For individuals of white European descent, certain variations of the gene HMGA1 are associated with type 2 diabetes mellitus, according to a study in the March 2 issue of JAMA.
Type 2 diabetes mellitus (DM) is a common metabolic disorder that affects nearly 250 million people worldwide, and is associated with major diabetes-related complications, including retinopathy, kidney disease and cardiovascular disease. Insulin resistance in muscle, liver, and fat tissue is a major feature of most patients with type 2 DM. There is considerable evidence that heredity is a major contributor to the insulin resistance of type 2 DM, according to background information in the article. "However, despite extensive investigations, including studies of candidate genes and the recent genome-wide association studies, the common genetic causes of insulin resistance remain elusive," the authors write.

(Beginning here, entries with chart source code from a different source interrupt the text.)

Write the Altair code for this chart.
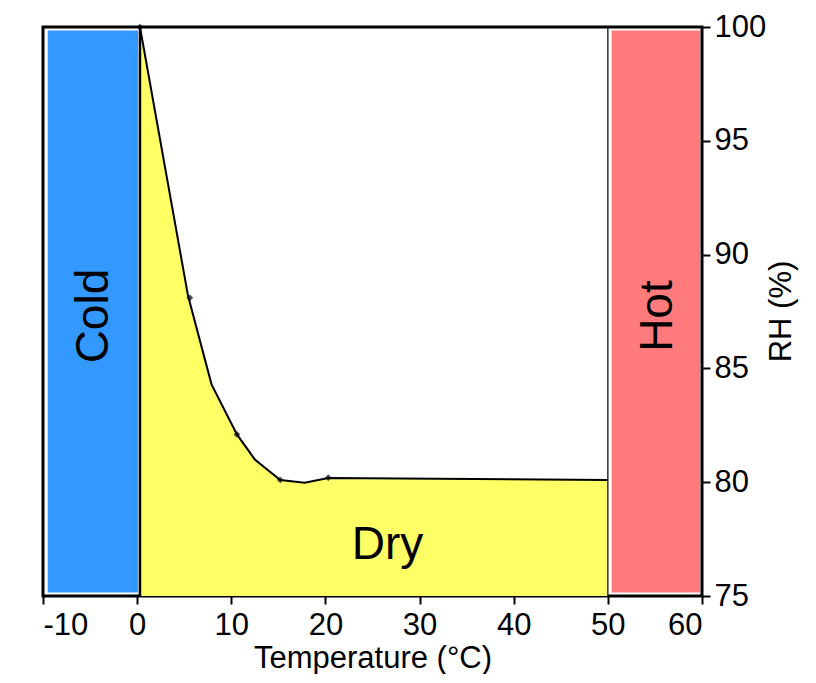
import altair as alt
import pandas as pd

# curve (Temperature °C, RH %)
curve_t = [0.3, 5.4, 7.9, 10.6, 12.5, 15.2, 17.8, 20.3, 50.0]
curve_rh = [100.0, 88.2, 84.3, 82.1, 81.0, 80.1, 79.98, 80.18, 80.1]
marker_t = [0.3, 5.6, 10.6, 15.2, 20.3]
marker_rh = [100.0, 88.1, 82.1, 80.1, 80.2]

zone_names = ["Cold", "Hot"]
zone_x0 = [-9.5, 50.4]
zone_x1 = [0.1, 59.8]
zone_y0 = [75.15, 75.15]
zone_y1 = [99.85, 99.85]
zone_colors = ["#3399FF", "#FF7B7B"]
zone_label_x = [-4.6, 55.3]
zone_label_y = [87.3, 87.3]

dry_label = ["Dry"]
dry_label_x = [26.6]
dry_label_y = [77.25]

x_ticks = [-10, 0, 10, 20, 30, 40, 50, 60]
y_ticks = [75, 80, 85, 90, 95, 100]

FONT = "Liberation Sans"

curve = pd.DataFrame({"t": curve_t, "rh": curve_rh})
markers = pd.DataFrame({"t": marker_t, "rh": marker_rh})
zones = pd.DataFrame({"name": zone_names, "x0": zone_x0, "x1": zone_x1,
                      "y0": zone_y0, "y1": zone_y1, "color": zone_colors,
                      "lx": zone_label_x, "ly": zone_label_y})
dry = pd.DataFrame({"name": dry_label, "lx": dry_label_x, "ly": dry_label_y})
edges = pd.DataFrame({"t": [curve_t[0]], "y0": [75], "y1": [100]})
edges2 = pd.DataFrame({"t": [curve_t[-1]], "y0": [75], "y1": [100]})

xs = alt.Scale(domain=[-10, 60], nice=False, zero=False)
ys = alt.Scale(domain=[75, 100], nice=False, zero=False)

xaxis = alt.Axis(values=x_ticks, title="Temperature (°C)", grid=False,
                 labelExpr="'' + datum.value", labelOverlap=False,
                 labelFontSize=31, titleFontSize=31, titleFontWeight="normal",
                 labelFont=FONT, titleFont=FONT, labelColor="black", titleColor="black",
                 tickColor="black", tickSize=8, tickWidth=2, domain=False,
                 labelPadding=6, titlePadding=3)
yaxis = alt.Axis(values=y_ticks, title="RH (%)", orient="right", grid=False,
                 labelOverlap=False,
                 labelFontSize=31, titleFontSize=31, titleFontWeight="normal",
                 labelFont=FONT, titleFont=FONT, labelColor="black", titleColor="black",
                 tickColor="black", tickSize=8, tickWidth=2, domain=False,
                 labelPadding=4, titleAngle=270, titleBaseline="middle",
                 titleAlign="center", titleX=79, titleY=284)

base_x = alt.X("t:Q", scale=xs, axis=xaxis)
base_y = alt.Y("rh:Q", scale=ys, axis=yaxis)

rects = alt.Chart(zones).mark_rect().encode(
    x=alt.X("x0:Q", scale=xs, axis=xaxis), x2="x1:Q",
    y=alt.Y("y0:Q", scale=ys, axis=yaxis), y2="y1:Q",
    color=alt.Color("color:N", scale=None, legend=None),
)

area = alt.Chart(curve).mark_area(color="#FFFF66", opacity=1).encode(
    x=base_x, y=base_y, y2=alt.datum(75)
)

line = alt.Chart(curve).mark_line(color="black", strokeWidth=2).encode(x=base_x, y=base_y)

left_edge = alt.Chart(edges).mark_rule(color="black", strokeWidth=2.5).encode(
    x=base_x, y=alt.Y("y0:Q", scale=ys, axis=yaxis), y2="y1:Q"
)
right_edge = alt.Chart(edges2).mark_rule(color="black", strokeWidth=1.2).encode(
    x=base_x, y=alt.Y("y0:Q", scale=ys, axis=yaxis), y2="y1:Q"
)

pts = alt.Chart(markers).mark_point(shape="diamond", filled=True, color="black", size=45).encode(
    x=base_x, y=base_y
)

zone_text = alt.Chart(zones).mark_text(angle=270, fontSize=46, font=FONT, color="black",
                                       baseline="middle").encode(
    x=alt.X("lx:Q", scale=xs, axis=xaxis), y=alt.Y("ly:Q", scale=ys, axis=yaxis), text="name:N"
)
dry_text = alt.Chart(dry).mark_text(fontSize=46, font=FONT, color="black",
                                    baseline="middle").encode(
    x=alt.X("lx:Q", scale=xs, axis=xaxis), y=alt.Y("ly:Q", scale=ys, axis=yaxis), text="name:N"
)

chart = alt.layer(rects, area, line, left_edge, right_edge, pts, zone_text, dry_text).properties(
    width=659, height=569,
    autosize=alt.AutoSizeParams(type="none"),
    padding={"left": 35, "top": 19, "right": 100, "bottom": 78},
).configure(background="white", view=alt.ViewConfig(stroke="black", strokeWidth=3))

chart.save("out.html", embed_options={"renderer": "svg", "actions": False})
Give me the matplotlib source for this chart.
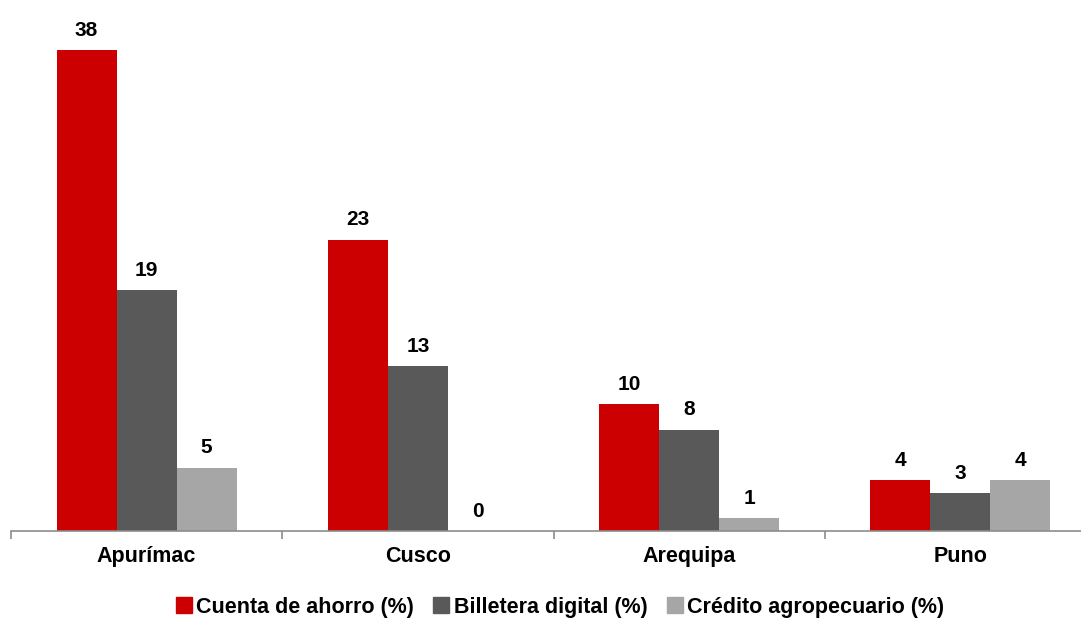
import matplotlib
matplotlib.use("Agg")
import matplotlib.pyplot as plt
import numpy as np
from matplotlib.patches import Patch

categories = ["Apurímac", "Cusco", "Arequipa", "Puno"]
series_names = ["Cuenta de ahorro (%)", "Billetera digital (%)", "Crédito agropecuario (%)"]
cuenta = [38, 23, 10, 4]
billetera = [19, 13, 8, 3]
credito = [5, 0, 1, 4]
colors = ["#CC0000", "#595959", "#A6A6A6"]

plt.rcParams['font.family'] = ['Liberation Sans', 'DejaVu Sans']

fig = plt.figure(figsize=(10.81, 6.19), dpi=100)
ax = fig.add_axes([11/1081, 88/619, 1085/1081, 506.4/619])

x = np.arange(len(categories))
w = 0.2215
for i, (vals, c) in enumerate(zip([cuenta, billetera, credito], colors)):
    pos = x + (i - 1) * w
    ax.bar(pos, vals, width=w, color=c, zorder=2)
    for xp, v in zip(pos, vals):
        ax.annotate(f"{v}", (xp, v), xytext=(0, 7.5), textcoords="offset points",
                    ha="center", va="bottom", fontsize=15, fontweight="bold")

ax.set_xlim(-0.5, 3.5)
ax.set_ylim(0, 40)
ax.set_yticks([])
for s in ["top", "right", "left"]:
    ax.spines[s].set_visible(False)
ax.spines["bottom"].set_color("#8C8C8C")
ax.spines["bottom"].set_linewidth(1.2)
ax.set_xticks(np.arange(-0.5, 4.0, 1.0), minor=False)
ax.set_xticklabels([])
ax.tick_params(axis="x", which="major", length=6, color="#8C8C8C", width=1.2)
ax.set_xticks(x, minor=True)
ax.set_xticklabels(categories, minor=True, fontsize=15.5, fontweight="bold")
ax.tick_params(axis="x", which="minor", length=0, pad=11)

handles = [Patch(color=c) for c in colors]
fig.legend(handles, series_names, loc="center", bbox_to_anchor=(560/1081, 1 - 607/619),
           ncol=3, frameon=False, prop={"size": 15.5, "weight": "bold"},
           handlelength=0.75, handleheight=0.75, handletextpad=0.2, columnspacing=0.9)

fig.savefig("out.png", dpi=100)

The researchers previously found that the protein HMGA1 is a key regulator of insulin receptor (INSR) gene expression.
Antonio Brunetti, M.D., Ph.D., of the University of Catanzaro, Catanzaro, Italy and colleagues conducted a study to examine the association of HMGA1 gene variants with type 2 DM, and included patients with type 2 DM and controls from 3 populations of white European ancestry. Italian patients with type 2 DM (n = 3,278) and 2 groups of controls (n = 3,328) were attending outpatient clinics and other health care sites in Calabria, Italy, during 2003-2009; U.S. patients with type 2 DM (n = 970) were recruited in Northern California clinics between 1994 and 2005 and controls (n = 958) were senior athletes without DM evaluated in 2004 and 2009; and French patients with type 2 DM (n = 354) and healthy controls (n = 50) were enrolled at the University of Reims in 1992. Genomic DNA was either directly sequenced or analyzed for specific HMGA1 mutations.
The researchers found that the most frequent functional HMGA1 variant, IVS5-13insC, was present in 7 percent to 8 percent of patients with type 2 DM in all 3 populations. The prevalence of this variant was higher among patients with type 2 DM (nearly 16 times higher odds of having this variant) than among controls in the Italian population (7.23 percent vs. 0.43 percent in one control group; and 7.23 percent vs. 3.32 percent in the other control group). In the U.S. population, the prevalence of IVS5-13insC variant was 7.7 percent among patients with type 2 DM vs. 4.7 percent among controls; in the French population, the prevalence of this variant was 7.6 percent among patients with type 2 DM and 0 percent among controls. In the Italian population, 3 other functional variants were observed. When all 4 variants were analyzed, HMGA1 defects were present in 9.8 percent of Italian patients with type 2 DM and 0.6 percent of controls.
"We believe our observation that nearly 10 percent of individuals with type 2 DM have deleterious variations in the gene encoding HMGAl has important clinical implications. First, the presence of these variants could serve as an early predictive marker of both insulin resistance and type 2 DM, especially in those individuals who have a family history of type 2 DM and related conditions. Second, the presence of these variants may predict the response to therapy. Third, individuals who have functional HMGA1 variants and type 2 DM may have a different clinical course than other patients with type 2 DM, including differences in the development of macrovascular and microvascular complications. Fourth, the search for new therapies for type 2 DM could include agents that upregulate the expression of HMGA1," the authors write.
"In conclusion, our results indicate that variants in the HMGA1 gene are associated with type 2 DM in individuals of white, European descent. Further studies of the HMGAl gene and its variants, including studies in other racial types, are needed to understand the role of HMGA1 in insulin resistance and type 2 DM."